--- Start Dataset records ---
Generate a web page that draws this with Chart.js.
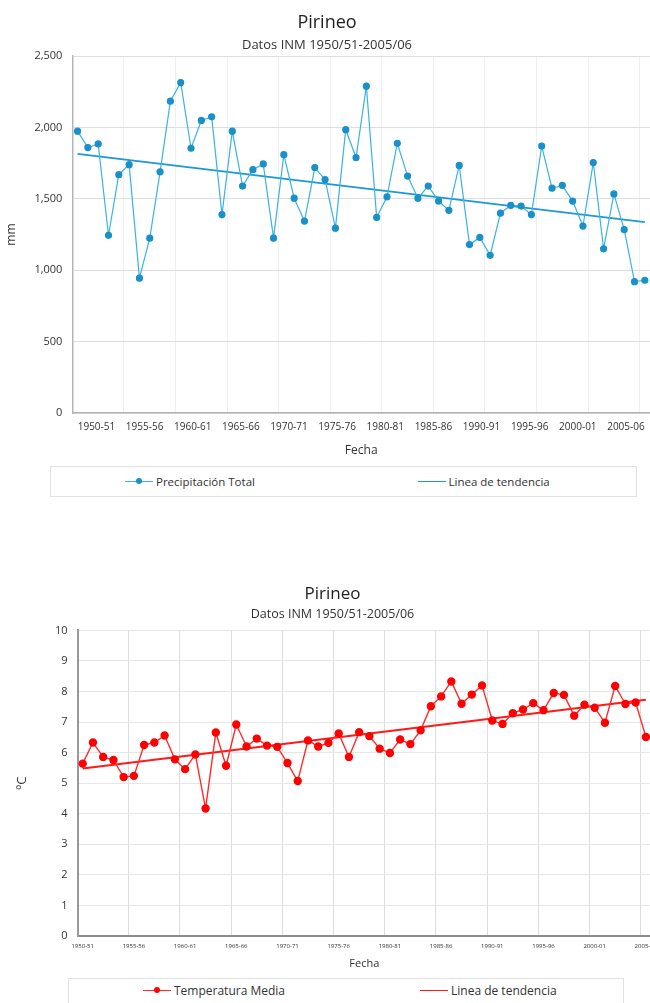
--- End Dataset records ---
--- Start Dataset records ---
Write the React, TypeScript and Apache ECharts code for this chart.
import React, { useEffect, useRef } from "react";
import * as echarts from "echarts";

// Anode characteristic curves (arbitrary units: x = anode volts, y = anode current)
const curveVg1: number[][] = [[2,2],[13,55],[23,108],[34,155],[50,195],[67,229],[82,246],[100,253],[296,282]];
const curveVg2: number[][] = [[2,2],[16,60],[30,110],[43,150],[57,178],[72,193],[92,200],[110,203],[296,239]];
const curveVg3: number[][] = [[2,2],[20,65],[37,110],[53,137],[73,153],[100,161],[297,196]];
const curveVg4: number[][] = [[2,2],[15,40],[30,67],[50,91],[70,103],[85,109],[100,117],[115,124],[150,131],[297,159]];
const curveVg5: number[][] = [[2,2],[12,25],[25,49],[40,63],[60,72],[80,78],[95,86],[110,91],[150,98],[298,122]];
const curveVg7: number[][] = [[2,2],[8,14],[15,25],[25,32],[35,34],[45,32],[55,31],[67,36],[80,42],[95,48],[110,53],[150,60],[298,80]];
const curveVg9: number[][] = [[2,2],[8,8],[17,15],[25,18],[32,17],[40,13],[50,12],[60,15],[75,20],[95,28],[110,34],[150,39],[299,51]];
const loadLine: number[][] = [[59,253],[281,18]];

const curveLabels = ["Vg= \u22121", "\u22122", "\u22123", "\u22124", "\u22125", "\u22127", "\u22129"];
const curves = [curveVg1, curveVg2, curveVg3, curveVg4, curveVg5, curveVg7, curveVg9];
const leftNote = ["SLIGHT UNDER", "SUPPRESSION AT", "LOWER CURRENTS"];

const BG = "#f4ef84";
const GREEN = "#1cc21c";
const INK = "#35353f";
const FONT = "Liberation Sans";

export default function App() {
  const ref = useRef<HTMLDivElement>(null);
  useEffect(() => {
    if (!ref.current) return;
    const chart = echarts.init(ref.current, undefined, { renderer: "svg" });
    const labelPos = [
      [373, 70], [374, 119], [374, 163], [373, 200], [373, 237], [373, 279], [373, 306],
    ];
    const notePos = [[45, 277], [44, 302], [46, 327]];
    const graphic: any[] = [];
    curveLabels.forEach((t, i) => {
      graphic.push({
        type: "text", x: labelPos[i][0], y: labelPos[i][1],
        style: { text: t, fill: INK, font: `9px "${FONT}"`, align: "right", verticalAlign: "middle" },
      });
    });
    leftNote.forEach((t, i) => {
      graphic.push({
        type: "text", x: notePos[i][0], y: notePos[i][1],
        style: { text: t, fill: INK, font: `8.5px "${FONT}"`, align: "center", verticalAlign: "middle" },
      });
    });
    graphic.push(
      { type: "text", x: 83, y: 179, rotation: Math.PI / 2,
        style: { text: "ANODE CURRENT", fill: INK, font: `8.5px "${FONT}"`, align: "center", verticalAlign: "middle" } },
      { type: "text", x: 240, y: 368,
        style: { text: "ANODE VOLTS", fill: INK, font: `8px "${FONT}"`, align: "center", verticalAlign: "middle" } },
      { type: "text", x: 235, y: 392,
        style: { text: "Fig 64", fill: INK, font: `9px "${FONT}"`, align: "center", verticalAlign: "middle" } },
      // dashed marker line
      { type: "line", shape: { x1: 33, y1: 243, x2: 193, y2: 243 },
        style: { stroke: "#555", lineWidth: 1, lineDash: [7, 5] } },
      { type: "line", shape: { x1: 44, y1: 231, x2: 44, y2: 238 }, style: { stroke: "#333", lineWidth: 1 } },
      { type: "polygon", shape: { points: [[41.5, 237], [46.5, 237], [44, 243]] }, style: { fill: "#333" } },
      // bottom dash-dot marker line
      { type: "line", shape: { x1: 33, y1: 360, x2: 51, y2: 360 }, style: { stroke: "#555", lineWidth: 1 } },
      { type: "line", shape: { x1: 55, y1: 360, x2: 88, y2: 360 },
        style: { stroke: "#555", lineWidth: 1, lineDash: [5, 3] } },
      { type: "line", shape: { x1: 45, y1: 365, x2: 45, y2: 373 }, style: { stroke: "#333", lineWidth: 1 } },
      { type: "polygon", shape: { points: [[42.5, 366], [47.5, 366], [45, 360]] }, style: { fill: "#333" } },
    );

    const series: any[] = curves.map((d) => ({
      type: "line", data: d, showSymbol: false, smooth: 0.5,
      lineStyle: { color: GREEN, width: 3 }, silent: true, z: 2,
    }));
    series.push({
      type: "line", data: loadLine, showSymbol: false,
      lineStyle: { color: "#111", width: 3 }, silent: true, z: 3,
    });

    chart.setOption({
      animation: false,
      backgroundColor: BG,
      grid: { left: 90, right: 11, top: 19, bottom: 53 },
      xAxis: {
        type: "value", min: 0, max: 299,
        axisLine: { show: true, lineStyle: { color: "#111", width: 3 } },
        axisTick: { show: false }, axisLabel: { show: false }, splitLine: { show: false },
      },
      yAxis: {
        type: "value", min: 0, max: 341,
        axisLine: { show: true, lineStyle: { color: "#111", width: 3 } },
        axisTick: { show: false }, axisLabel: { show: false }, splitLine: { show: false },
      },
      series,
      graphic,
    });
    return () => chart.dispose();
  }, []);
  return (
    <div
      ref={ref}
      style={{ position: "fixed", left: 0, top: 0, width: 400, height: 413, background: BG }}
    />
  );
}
--- End Dataset records ---
--- Start Dataset records ---
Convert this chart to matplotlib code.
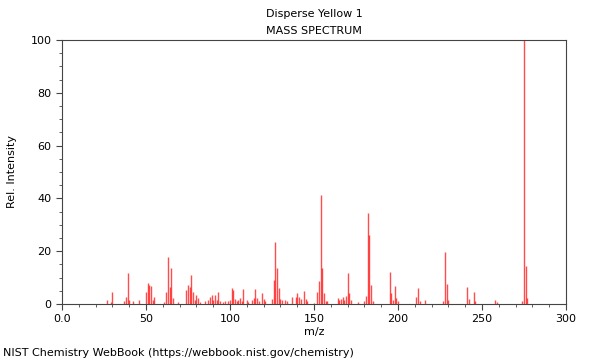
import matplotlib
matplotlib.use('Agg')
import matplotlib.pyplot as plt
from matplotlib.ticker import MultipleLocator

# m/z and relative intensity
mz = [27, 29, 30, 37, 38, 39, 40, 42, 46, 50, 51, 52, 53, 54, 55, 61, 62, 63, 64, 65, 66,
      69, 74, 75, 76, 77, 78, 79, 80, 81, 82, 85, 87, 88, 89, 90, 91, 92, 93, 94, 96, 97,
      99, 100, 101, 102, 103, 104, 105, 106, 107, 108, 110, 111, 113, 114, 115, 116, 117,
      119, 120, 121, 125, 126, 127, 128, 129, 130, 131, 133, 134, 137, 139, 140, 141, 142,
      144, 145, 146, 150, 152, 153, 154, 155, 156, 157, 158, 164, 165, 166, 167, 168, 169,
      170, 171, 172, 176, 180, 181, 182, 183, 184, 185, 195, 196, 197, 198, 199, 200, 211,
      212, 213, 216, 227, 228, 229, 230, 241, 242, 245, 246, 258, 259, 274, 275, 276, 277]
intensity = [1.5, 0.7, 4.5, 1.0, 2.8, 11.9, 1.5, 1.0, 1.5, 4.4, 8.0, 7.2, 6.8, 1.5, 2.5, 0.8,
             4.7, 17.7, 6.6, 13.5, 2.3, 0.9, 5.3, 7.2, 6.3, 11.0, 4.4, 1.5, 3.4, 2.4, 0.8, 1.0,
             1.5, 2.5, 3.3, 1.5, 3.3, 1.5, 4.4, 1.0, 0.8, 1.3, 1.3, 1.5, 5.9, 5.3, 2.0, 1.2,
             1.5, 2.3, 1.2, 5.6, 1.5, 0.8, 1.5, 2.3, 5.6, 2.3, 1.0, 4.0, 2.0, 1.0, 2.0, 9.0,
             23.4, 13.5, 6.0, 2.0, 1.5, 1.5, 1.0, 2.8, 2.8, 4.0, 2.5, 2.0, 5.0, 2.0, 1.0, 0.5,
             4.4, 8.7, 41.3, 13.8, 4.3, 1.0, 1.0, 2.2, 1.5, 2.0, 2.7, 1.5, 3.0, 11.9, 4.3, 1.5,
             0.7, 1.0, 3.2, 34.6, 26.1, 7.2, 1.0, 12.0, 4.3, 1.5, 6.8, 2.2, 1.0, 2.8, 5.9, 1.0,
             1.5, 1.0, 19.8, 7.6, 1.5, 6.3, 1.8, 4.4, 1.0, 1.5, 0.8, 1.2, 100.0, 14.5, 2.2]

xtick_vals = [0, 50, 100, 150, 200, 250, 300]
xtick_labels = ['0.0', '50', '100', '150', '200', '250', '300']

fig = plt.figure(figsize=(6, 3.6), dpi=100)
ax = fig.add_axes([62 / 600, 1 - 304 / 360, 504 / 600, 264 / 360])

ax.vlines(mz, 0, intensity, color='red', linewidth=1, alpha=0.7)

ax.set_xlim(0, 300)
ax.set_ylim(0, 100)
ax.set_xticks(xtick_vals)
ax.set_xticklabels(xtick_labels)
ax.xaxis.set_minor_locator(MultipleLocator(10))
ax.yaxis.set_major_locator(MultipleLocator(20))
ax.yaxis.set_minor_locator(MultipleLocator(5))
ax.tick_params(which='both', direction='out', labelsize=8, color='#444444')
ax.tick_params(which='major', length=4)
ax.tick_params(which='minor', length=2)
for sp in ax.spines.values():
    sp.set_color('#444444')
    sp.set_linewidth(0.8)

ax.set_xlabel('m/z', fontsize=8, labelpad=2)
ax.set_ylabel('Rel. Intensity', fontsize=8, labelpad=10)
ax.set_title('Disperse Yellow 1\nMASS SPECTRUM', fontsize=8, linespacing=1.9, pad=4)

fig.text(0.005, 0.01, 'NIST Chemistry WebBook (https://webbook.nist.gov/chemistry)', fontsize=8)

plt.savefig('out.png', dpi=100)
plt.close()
--- End Dataset records ---
**Directions:** Pictures excluded, retype exactly the lines running from the one with "Convert this chart to matplotlib code." through the one with "from matplotlib.ticker import MultipleLocator". Include both end lines and nothing more.

**Solution to this exercise:**
Convert this chart to matplotlib code.
import matplotlib
matplotlib.use('Agg')
import matplotlib.pyplot as plt
from matplotlib.ticker import MultipleLocator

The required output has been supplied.